Nigerian judge forces journalist to delete photos from phone

The court in Akwa Ibom on September 19 struck out the case against Mary Ekere, the journalist who was thrown into jail for two nights for taking photos of the state task force officials raiding a shop.

The state attorney general, Uwemedimo Nwoko, intervened in the case based on a directive from the state governor, Udom Emmanuel.

The task force is under the state government’s Environmental & Waste Management Agency headed by a man named Prince Ikim.

Ms Ekere was about to walk away from the sanitation court a free woman after the case against her was struck out, when the magistrate, Margaret Ekpedoho, suddenly appeared to have had a second thought on the matter.

The magistrate asked that the case file be brought back to her. She ordered Ms Ekere to delete from her phone the photos she took of the task force officials.

And the journalist, supervised by court officials, did just that.

Journalists who were in the courtroom to show solidarity with Ms Ekere were shocked by the magistrate’s action.

The magistrate said the raided shop was filled with expired goods. She questioned the journalist’s rights to take photos of state officials carrying out “enforcement”.

“If we allow this to go on, it means someday a husband and his wife could be making love inside their bedroom, and a journalist would go in to film them,” Mrs Ekpedoho said.

She also commented on the outrage that followed Ms Ekere’s detention in Uyo prison, saying she gave a satisfactory explanation on the matter when she was summoned by the state chief judge.

“I have read all kinds of reports on social media about this case, let me tell you I am not intimidated.

“I was in my house drinking juice, and reading what you people were writing on Facebook. Journalists, I hope you people are there? Go and report it, fire on!” the magistrate said.

A human rights group, the Civil Liberties Organisation (CLO), Akwa Ibom State, had accused the magistrate, Mrs Ekpedoho, of giving an order via a telephone call for Ms Ekere to be thrown into jail, even when the journalist was not arraigned.

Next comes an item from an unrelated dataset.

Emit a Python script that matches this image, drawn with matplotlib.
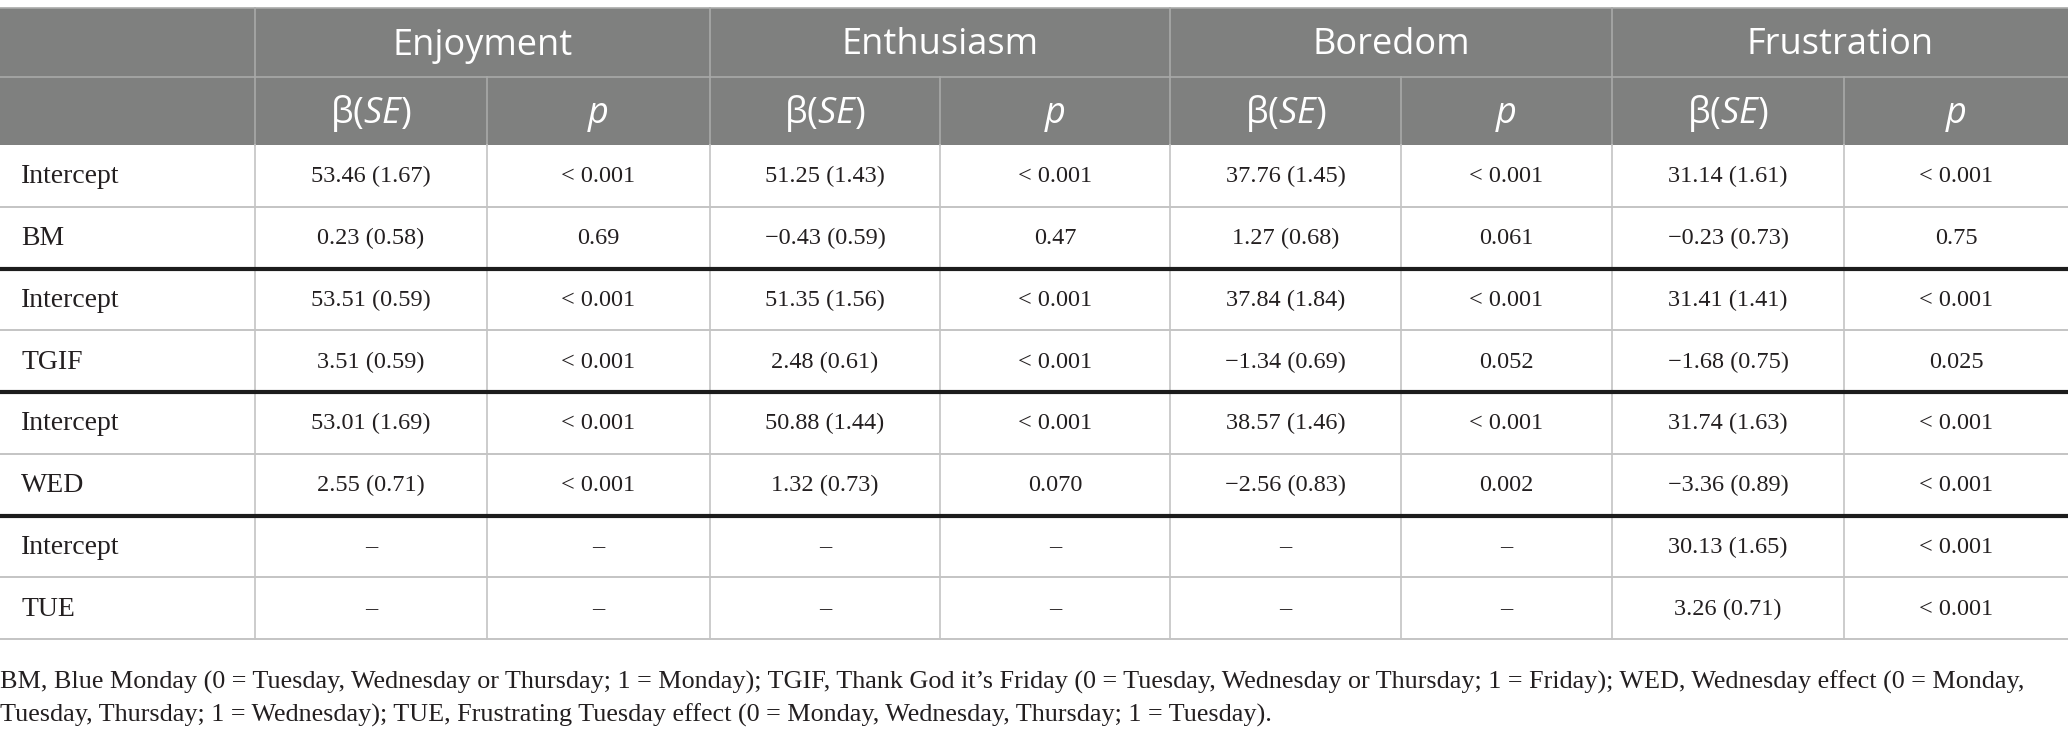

Mrs Ekpedoho, apparently reacting to the CLO’s claim, said the task force sometimes raid places in the night, and that she could come back at any time to sign a remand order. “I can sign a remand order at any time of the day, even if it is in the night,” she said in the courtroom.

The CLO, in a statement signed by its chairman, Franklyn Isong, and the secretary, Christopher Ekpo, said it condemned “the attitude of magistrates who are exploiting the haze surrounding the applicable law governing the administration of criminal justice in Akwa Ibom State to throw into prison persons accused of committing minor offences or even offences over which the magistrates do not have jurisdiction”.

The group called on the Akwa Ibom government to “bring out the Administration of Criminal Justice Law which the Governor, Mr Udom Emmanuel, signed into law on the 27th day of March 2017”.

The state attorney general, Mr Nwoko, reportedly apologised to Ms Ekere when he received her and the leaders of the journalists’ union in his office last week.

Mr Nwoko dissociated the state government from the arrest and detention of the journalist.